1 Overview

This chapter provides an overview of historical data recording (HDR), how it works, and how to enable and disable HDR on the SBC.

What is HDR

Historical data recording (HDR) refers to a group of management features that allow you to collect SBC statistics, save them to a CSV file, and SFTP this file ito one or more designated servers. The statistics are grouped so that you can refer to a set of statistics by simply invoking their group name. For example, the system statistics are in a group called System; interface statistics are in a group called Interface. Each group contains several metrics.

The following table describes the type of HDR statistics that the SBC can collect.

HDR Statistics Description
Group Name The name of the group that contains the HDR statistics. This name is similar to the current SBC ACLI parameters. For example, system, interface, session-agent, session-realm, etc. The SBC uses the group name when generating the CSV file (for example, system.csv, interface.csv, etc.).
Group Statistics Various statistical parameters within a group. These statistical parameters appear in the first record of the header in each CSV file (for example, in the system.csv file, the header would include the statistic headings of CPU Utilization, Memory Utilization, Health Score, etc.).
Type Type of statistical parameter. This document makes use of the following data types:
  • counter - A counter is an integer with a minimum possible value of 0 and a maximum value of 4294967295. A counter is always increasing in value or remaining unchanged. It decreases only in response to reaching its maximum possible value, at which point it’s next value (when the next counted entity or event occurs) will be 0.
  • gauge - A gauge is an integer with the same bounds as a counter. However, it does not always have an increasing value. Its value may go up or down.
  • period - A period type represents a value determined as the sum of a number of events which occurred during a specified window of time, or stated alternatively, a time period. There are three windows defined, the "current window", the "previous window", and the "sliding window". For more information about these windows, see Windows of Time.
  • config - For the config type, the value for this field comes from a configuration record.
  • timeticks - For the timeticks type, each tick is 1/100th of a second.
  • string - A statistic type pertains to statistics that display as an alpha-numeric character string.
Timer Value (seconds) For period statistics (statistics that use a period timer), this is the default value, in seconds, of the timer. This value is usually not configurable. However, this value may fall within a range of values if applicable.
Range The range of values that a group statistic may use when the SBC collects statistics.

For descriptions of specific HDR Statistics and values, see HDR Groups and Group Statistics.

Collection Interval and Push

In your HDR configuration, you can set:

  • the groups for record collection
  • the frequency of collection
  • the frequency of pushes

The number of records in a push equals the push interval divided by the sample interval time multiplied by the number of groups, plus one header per group.
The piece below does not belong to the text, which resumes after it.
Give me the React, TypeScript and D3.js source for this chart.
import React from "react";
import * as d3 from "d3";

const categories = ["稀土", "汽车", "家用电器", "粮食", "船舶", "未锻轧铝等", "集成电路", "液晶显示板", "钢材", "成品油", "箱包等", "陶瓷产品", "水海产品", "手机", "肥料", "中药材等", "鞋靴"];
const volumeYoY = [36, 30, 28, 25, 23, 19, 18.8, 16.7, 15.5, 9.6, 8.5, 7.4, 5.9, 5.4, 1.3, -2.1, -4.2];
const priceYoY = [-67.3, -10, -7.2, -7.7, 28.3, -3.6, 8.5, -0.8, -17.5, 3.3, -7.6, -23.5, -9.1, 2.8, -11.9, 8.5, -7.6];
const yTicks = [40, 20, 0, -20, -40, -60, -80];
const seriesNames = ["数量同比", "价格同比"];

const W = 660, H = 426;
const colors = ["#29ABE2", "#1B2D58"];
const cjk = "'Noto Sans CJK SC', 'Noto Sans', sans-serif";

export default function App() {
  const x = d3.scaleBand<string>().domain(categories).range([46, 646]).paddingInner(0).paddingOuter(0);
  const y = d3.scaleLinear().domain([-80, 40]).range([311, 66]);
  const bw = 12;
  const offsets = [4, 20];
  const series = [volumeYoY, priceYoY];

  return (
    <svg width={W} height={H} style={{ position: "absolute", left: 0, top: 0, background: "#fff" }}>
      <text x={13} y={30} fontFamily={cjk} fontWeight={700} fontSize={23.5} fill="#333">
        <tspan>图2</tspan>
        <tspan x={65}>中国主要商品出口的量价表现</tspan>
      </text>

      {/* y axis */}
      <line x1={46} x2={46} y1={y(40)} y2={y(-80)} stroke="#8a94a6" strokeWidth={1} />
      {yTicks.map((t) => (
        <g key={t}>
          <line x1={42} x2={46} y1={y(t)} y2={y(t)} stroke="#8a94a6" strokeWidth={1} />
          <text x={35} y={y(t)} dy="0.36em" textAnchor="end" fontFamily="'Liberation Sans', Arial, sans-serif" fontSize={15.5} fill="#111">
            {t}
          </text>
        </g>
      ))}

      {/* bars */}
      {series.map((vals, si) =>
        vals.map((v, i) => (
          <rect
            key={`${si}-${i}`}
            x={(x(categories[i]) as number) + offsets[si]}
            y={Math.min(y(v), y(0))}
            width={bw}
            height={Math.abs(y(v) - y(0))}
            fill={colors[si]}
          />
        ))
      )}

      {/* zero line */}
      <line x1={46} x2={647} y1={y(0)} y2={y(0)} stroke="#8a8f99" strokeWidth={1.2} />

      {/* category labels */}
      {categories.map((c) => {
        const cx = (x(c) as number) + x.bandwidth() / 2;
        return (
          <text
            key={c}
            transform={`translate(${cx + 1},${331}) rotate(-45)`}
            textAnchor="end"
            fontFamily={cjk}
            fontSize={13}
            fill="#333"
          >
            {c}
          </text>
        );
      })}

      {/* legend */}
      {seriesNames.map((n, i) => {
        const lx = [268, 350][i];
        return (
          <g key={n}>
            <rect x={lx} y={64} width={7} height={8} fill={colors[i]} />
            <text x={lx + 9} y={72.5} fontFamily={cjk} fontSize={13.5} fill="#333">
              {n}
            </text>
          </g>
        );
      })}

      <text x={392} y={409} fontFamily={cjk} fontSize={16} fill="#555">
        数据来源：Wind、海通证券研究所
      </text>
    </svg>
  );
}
( ( push interval ÷ sample interval time ) x number of groups ) +1 header record per group = number of records in a push

For example, if you set a push interval time of 60 minutes and a sample interval time of 5 minutes, with 10 groups, the SBC would send 120 group records plus 10 header records (for a total of 130 records) for each push:

[(60 ÷ 5) x 10] +10 = 130

You can configure an option parameter (disabled by default) that instructs the SBC to send a trap when data has been successfully pushed. This trap is defined in the ap-smgmt.mib. It contains the name of the node that successfully pushed the HDR file to an SFTP server, a unique file name for the HDR file that was pushed, and the IP address of the push receiver (configured in the global collection configuration). For more information about the HDR SNMP traps, see the product-specific SBC MIB Reference Guide.

Note:

The SBC clears all local records after a successful push, after 3 consecutive push failures, and after a system reboot.

Windows of Time

Many tables in this guide identify data types of counter, gauge, config, timeticks, and period.
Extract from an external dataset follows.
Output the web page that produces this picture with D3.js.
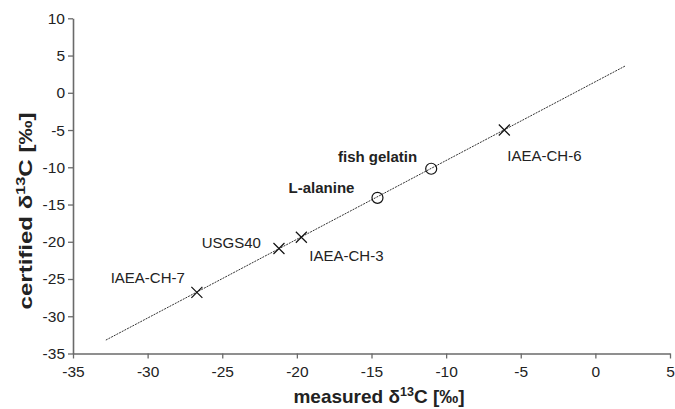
<!DOCTYPE html>
<html>
<head>
<meta charset="utf-8">
<script src="https://cdn.jsdelivr.net/npm/d3@7"></script>
<style>
  html, body { margin: 0; padding: 0; background: #fff; }
  svg { display: block; }
  text { font-family: "Liberation Sans", Arial, sans-serif; }
</style>
</head>
<body>
<svg id="chart" width="675" height="409"></svg>
<script>
// ---- data ----
const sampleNames = ["IAEA-CH-7", "USGS40", "IAEA-CH-3", "L-alanine", "fish gelatin", "IAEA-CH-6"];
const measuredValues = [-26.7, -21.2, -19.7, -14.6, -11.0, -6.1];
const certifiedValues = [-26.8, -20.9, -19.4, -14.1, -10.2, -5.0];
const markerTypes = ["cross", "cross", "cross", "circle", "circle", "cross"];
const fitLineX = [-32.8, 2.0];
const fitLineY = [-33.2, 3.6];
const xTickValues = [-35, -30, -25, -20, -15, -10, -5, 0, 5];
const yTickValues = [-35, -30, -25, -20, -15, -10, -5, 0, 5, 10];

// ---- layout / style ----
const labelStyle = {
  "IAEA-CH-7":   { dx: -12, dy: -9,  anchor: "end",   bold: false },
  "USGS40":      { dx: -18, dy: 0,   anchor: "end",   bold: false },
  "IAEA-CH-3":   { dx: 8,   dy: 24,  anchor: "start", bold: false },
  "L-alanine":   { dx: -23, dy: -4.5, anchor: "end",  bold: true },
  "fish gelatin":{ dx: -14, dy: -7,  anchor: "end",   bold: true },
  "IAEA-CH-6":   { dx: 3,   dy: 31,  anchor: "start", bold: false }
};

const svg = d3.select("#chart");
const x = d3.scaleLinear().domain([-35, 5]).range([73, 670]);
const y = d3.scaleLinear().domain([-35, 10]).range([353.5, 18.3]);

const axisColor = "#6a6a6a";

// x axis
const gx = svg.append("g")
  .attr("transform", `translate(0,${y(-35)})`)
  .call(d3.axisBottom(x).tickValues(xTickValues).tickSize(5).tickSizeOuter(0).tickPadding(7).tickFormat(d3.format("d")));
// y axis
const gy = svg.append("g")
  .attr("transform", `translate(${x(-35)},0)`)
  .call(d3.axisLeft(y).tickValues(yTickValues).tickSize(5).tickSizeOuter(0).tickPadding(3).tickFormat(d3.format("d")));

[gx, gy].forEach(g => {
  g.select(".domain").attr("stroke", axisColor).attr("stroke-width", 1.6);
  g.selectAll(".tick line").attr("stroke", axisColor).attr("stroke-width", 1.3);
  g.selectAll(".tick text")
    .attr("fill", "#222")
    .style("font-family", "'Liberation Sans', Arial, sans-serif")
    .style("font-size", "15.5px")
    .text(d => d < 0 ? "-" + Math.abs(d) : String(d));
});

// fit line
const linePts = fitLineX.map((v, i) => [v, fitLineY[i]]);
svg.append("path")
  .attr("d", d3.line().x(d => x(d[0])).y(d => y(d[1]))(linePts))
  .attr("fill", "none")
  .attr("stroke", "#333")
  .attr("stroke-width", 1)
  .attr("stroke-dasharray", "2,1");

// markers
const pts = sampleNames.map((n, i) => ({ name: n, mx: measuredValues[i], cy: certifiedValues[i], type: markerTypes[i] }));
const mg = svg.append("g");
pts.forEach(p => {
  const px = x(p.mx), py = y(p.cy);
  if (p.type === "cross") {
    const s = 5.5;
    mg.append("path")
      .attr("d", `M${px - s},${py - s}L${px + s},${py + s}M${px - s},${py + s}L${px + s},${py - s}`)
      .attr("stroke", "#111").attr("stroke-width", 1.2).attr("fill", "none");
  } else {
    mg.append("circle").attr("cx", px).attr("cy", py).attr("r", 5.5)
      .attr("stroke", "#111").attr("stroke-width", 1.2).attr("fill", "none");
  }
  const ls = labelStyle[p.name];
  mg.append("text")
    .attr("x", px + ls.dx).attr("y", py + ls.dy)
    .attr("text-anchor", ls.anchor)
    .attr("fill", "#222")
    .style("font-size", "15px")
    .style("font-weight", ls.bold ? "bold" : "normal")
    .text(p.name);
});

// axis titles
const xt = svg.append("text")
  .attr("x", 379).attr("y", 403)
  .attr("text-anchor", "middle")
  .attr("fill", "#222")
  .style("font-size", "19px").style("font-weight", "bold");
xt.append("tspan").text("measured δ");
xt.append("tspan").attr("dy", -7.5).style("font-size", "12.5px").text("13");
xt.append("tspan").attr("dy", 7.5).text("C [‰]");

const yt = svg.append("text")
  .attr("transform", "translate(32,211) rotate(-90) scale(1.3,1)")
  .attr("text-anchor", "middle")
  .attr("fill", "#222")
  .style("font-size", "18.5px").style("font-weight", "bold");
yt.append("tspan").text("certified δ");
yt.append("tspan").attr("dy", -7.5).style("font-size", "12.5px").text("13");
yt.append("tspan").attr("dy", 7.5).text("C [‰]");
</script>
</body>
</html>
A period type represents a value determined as the sum of a number of events which occurred during a specified window of time (or a time period). There are three possible windows in which events can occur:

  • current window
  • previous window
  • sliding window

The current window is the window during which events are currently being accumulated. The current window ends D seconds after the start of the current window, where D is the duration of the window. The current window is always less than D. Once the current window becomes of size D, it becomes the previous window, and a new current window is started.
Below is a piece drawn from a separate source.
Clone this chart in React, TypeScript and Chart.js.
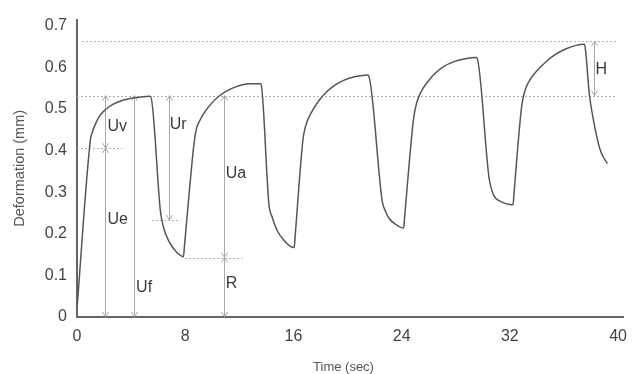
import React, { useEffect, useRef } from 'react';
import { Chart, registerables } from 'chart.js';

Chart.register(...registerables);

// Curve data (time in sec, deformation in mm)
const timeSec = [
  0, 1.0, 1.12, 1.31, 1.68, 2.16, 2.65, 3.38, 4.23, 5.35,
  5.45, 6.17, 6.41, 6.78, 7.27, 7.87,
  7.95, 8.67, 8.84, 9.09, 9.45, 9.93, 10.42, 11.15, 11.88, 12.73, 13.53,
  13.6, 14.19, 14.43, 14.8, 15.28, 15.77, 16.06,
  16.13, 16.7, 16.87, 17.1, 17.47, 17.95, 18.44, 19.1, 19.8, 20.6, 21.48,
  21.55, 22.57, 22.81, 23.05, 23.54, 24.15,
  24.22, 24.85, 25.0, 25.25, 25.6, 26.0, 26.42, 27.1, 27.88, 28.7, 29.5,
  29.57, 30.47, 30.79, 31.32, 32.24,
  32.3, 32.85, 33.0, 33.2, 33.5, 34.0, 34.72, 35.4, 36.17, 36.9, 37.45,
  37.52, 37.88, 38.36, 38.73, 39.21,
];
const deformationMm = [
  0.021, 0.428, 0.443, 0.46, 0.484, 0.5, 0.511, 0.521, 0.527, 0.531,
  0.53, 0.254, 0.214, 0.183, 0.159, 0.145,
  0.173, 0.422, 0.454, 0.473, 0.493, 0.513, 0.529, 0.545, 0.555, 0.561, 0.561,
  0.56, 0.271, 0.24, 0.208, 0.185, 0.17, 0.167,
  0.195, 0.425, 0.455, 0.477, 0.5, 0.523, 0.541, 0.558, 0.57, 0.578, 0.582,
  0.581, 0.278, 0.254, 0.238, 0.223, 0.214,
  0.24, 0.468, 0.5, 0.528, 0.551, 0.568, 0.584, 0.602, 0.614, 0.621, 0.624,
  0.623, 0.333, 0.294, 0.278, 0.27,
  0.294, 0.5, 0.53, 0.552, 0.571, 0.592, 0.615, 0.632, 0.645, 0.653, 0.656,
  0.655, 0.535, 0.444, 0.397, 0.369,
];

const xTickValues = [0, 8, 16, 24, 32, 40];
const xTickLabels = ['0', '8', '16', '24', '32', '40'];
const yTickValues = [0, 0.1, 0.2, 0.3, 0.4, 0.5, 0.6, 0.7];
const yTickLabels = ['0', '0.1', '0.2', '0.3', '0.4', '0.5', '0.6', '0.7'];

// Dotted guide lines: y value, x start, x end
const guideY = [0.663, 0.532, 0.406, 0.233, 0.143];
const guideX1 = [0.36, 0, 0, 5.54, 8.0];
const guideX2 = [39.9, 39.9, 3.35, 7.65, 12.24];

// Double-headed measurement arrows: x, top value, bottom value
const arrowX = [2.04, 2.04, 4.23, 6.78, 10.86, 10.86, 38.24];
const arrowTop = [0.532, 0.406, 0.532, 0.532, 0.532, 0.143, 0.663];
const arrowBottom = [0.406, 0, 0, 0.233, 0.143, 0, 0.532];

// Annotation labels
const labelText = ['Uv', 'Ue', 'Uf', 'Ur', 'Ua', 'R', 'H'];
const labelX = [2.26, 2.26, 4.37, 6.85, 11.0, 11.0, 38.34];
const labelY = [0.458, 0.235, 0.071, 0.463, 0.344, 0.081, 0.596];

const FONT = "'Liberation Sans', Arial, sans-serif";

const annotationPlugin = {
  id: 'creepAnnotations',
  beforeDatasetsDraw(chart: any) {
    const { ctx, scales } = chart;
    const xs = scales.x;
    const ys = scales.y;
    ctx.save();
    // dotted guides
    ctx.strokeStyle = '#b0b0b0';
    ctx.lineWidth = 1;
    ctx.setLineDash([2, 2]);
    for (let i = 0; i < guideY.length; i++) {
      const py = Math.round(ys.getPixelForValue(guideY[i])) + 0.5;
      ctx.beginPath();
      ctx.moveTo(xs.getPixelForValue(guideX1[i]), py);
      ctx.lineTo(xs.getPixelForValue(guideX2[i]), py);
      ctx.stroke();
    }
    ctx.setLineDash([]);
    // arrows
    ctx.strokeStyle = '#a8a8a8';
    ctx.lineWidth = 1;
    const hl = 5;
    const hw = 3;
    for (let i = 0; i < arrowX.length; i++) {
      const px = Math.round(xs.getPixelForValue(arrowX[i])) + 0.5;
      const pt = ys.getPixelForValue(arrowTop[i]);
      const pb = ys.getPixelForValue(arrowBottom[i]);
      ctx.beginPath();
      ctx.moveTo(px, pt);
      ctx.lineTo(px, pb);
      ctx.moveTo(px - hw, pt + hl);
      ctx.lineTo(px, pt);
      ctx.lineTo(px + hw, pt + hl);
      ctx.moveTo(px - hw, pb - hl);
      ctx.lineTo(px, pb);
      ctx.lineTo(px + hw, pb - hl);
      ctx.stroke();
    }
    ctx.restore();
  },
  afterDatasetsDraw(chart: any) {
    const { ctx, scales } = chart;
    const xs = scales.x;
    const ys = scales.y;
    ctx.save();
    ctx.fillStyle = '#3a3a3a';
    ctx.font = `16px ${FONT}`;
    ctx.textAlign = 'left';
    ctx.textBaseline = 'middle';
    for (let i = 0; i < labelText.length; i++) {
      ctx.fillText(labelText[i], xs.getPixelForValue(labelX[i]), ys.getPixelForValue(labelY[i]));
    }
    // x axis title
    ctx.fillStyle = '#555';
    ctx.font = `13px ${FONT}`;
    ctx.textAlign = 'center';
    ctx.fillText('Time (sec)', 343.5, 367);
    ctx.restore();
  },
};

export default function App() {
  const canvasRef = useRef<HTMLCanvasElement | null>(null);

  useEffect(() => {
    if (!canvasRef.current) return;
    const points = timeSec.map((t, i) => ({ x: t, y: deformationMm[i] }));
    const chart = new Chart(canvasRef.current, {
      type: 'line',
      data: {
        datasets: [
          {
            data: points,
            borderColor: '#555555',
            borderWidth: 1.5,
            pointRadius: 0,
            fill: false,
            cubicInterpolationMode: 'monotone',
          },
        ],
      },
      options: {
        animation: false,
        responsive: false,
        events: [],
        layout: { padding: { left: 0, right: 6, top: 16, bottom: 0 } },
        plugins: { legend: { display: false }, tooltip: { enabled: false } },
        scales: {
          x: {
            type: 'linear',
            min: 0,
            max: 40.4,
            afterBuildTicks: (axis: any) => {
              axis.ticks = xTickValues.map((v) => ({ value: v }));
            },
            afterFit: (axis: any) => {
              axis.height = 57;
            },
            grid: { display: false, drawTicks: false },
            border: { display: true, color: '#666', width: 2 },
            ticks: {
              padding: 10,
              color: '#444',
              font: { family: FONT, size: 16 },
              maxRotation: 0,
              callback: (v: any) => {
                const idx = xTickValues.indexOf(Number(v));
                return idx >= 0 ? xTickLabels[idx] : '';
              },
            },
          },
          y: {
            type: 'linear',
            min: 0,
            max: 0.715,
            afterBuildTicks: (axis: any) => {
              axis.ticks = yTickValues.map((v) => ({ value: v }));
            },
            afterFit: (axis: any) => {
              axis.width = 77;
            },
            grid: { display: false, drawTicks: false },
            border: { display: true, color: '#666', width: 2 },
            title: {
              display: true,
              text: 'Deformation (mm)',
              color: '#555',
              font: { family: FONT, size: 14.5 },
              padding: { top: 11, bottom: 0 },
            },
            ticks: {
              padding: 10,
              color: '#444',
              font: { family: FONT, size: 16 },
              callback: (v: any) => {
                const idx = yTickValues.findIndex((t) => Math.abs(t - Number(v)) < 1e-9);
                return idx >= 0 ? yTickLabels[idx] : '';
              },
            },
          },
        },
      },
      plugins: [annotationPlugin],
    });
    return () => chart.destroy();
  }, []);

  return (
    <div style={{ position: 'fixed', left: 0, top: 0, width: 637, height: 374, background: '#fff' }}>
      <canvas ref={canvasRef} width={637} height={374} style={{ display: 'block' }} />
    </div>
  );
}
The previous window is the time period of duration D which ended at the start of the current window.

The sliding window marks the period of time for the previous window, D, plus the time passed in the current window.

For example, if the default timer is set to 100 seconds, the sliding window represents the completed previous window (period 1 shown below) PLUS the time accrued in the current window (period 2 shown below). The sliding window here is 175 seconds. At the end of 199 seconds, the current window will become the previous window and the sliding window will begin counting up from the 100 second mark.


The statistic counter windows diagram is described above.

For the session-agent and session-realm HDR groups, the default timer value is 30 seconds. Thus the current window is between 0 and 30 seconds. When the current window reaches 30 seconds it becomes the previous window and a new current window is initialized. The initial sliding window is 30 seconds, and after that, the sliding window is between 30 and 60 seconds.

If the sustain-rate-window parameter is not configured, the default window size is 30 seconds. If the sustain-rate-window parameter is configured, the default period is set to the value of the sustained-rate-window.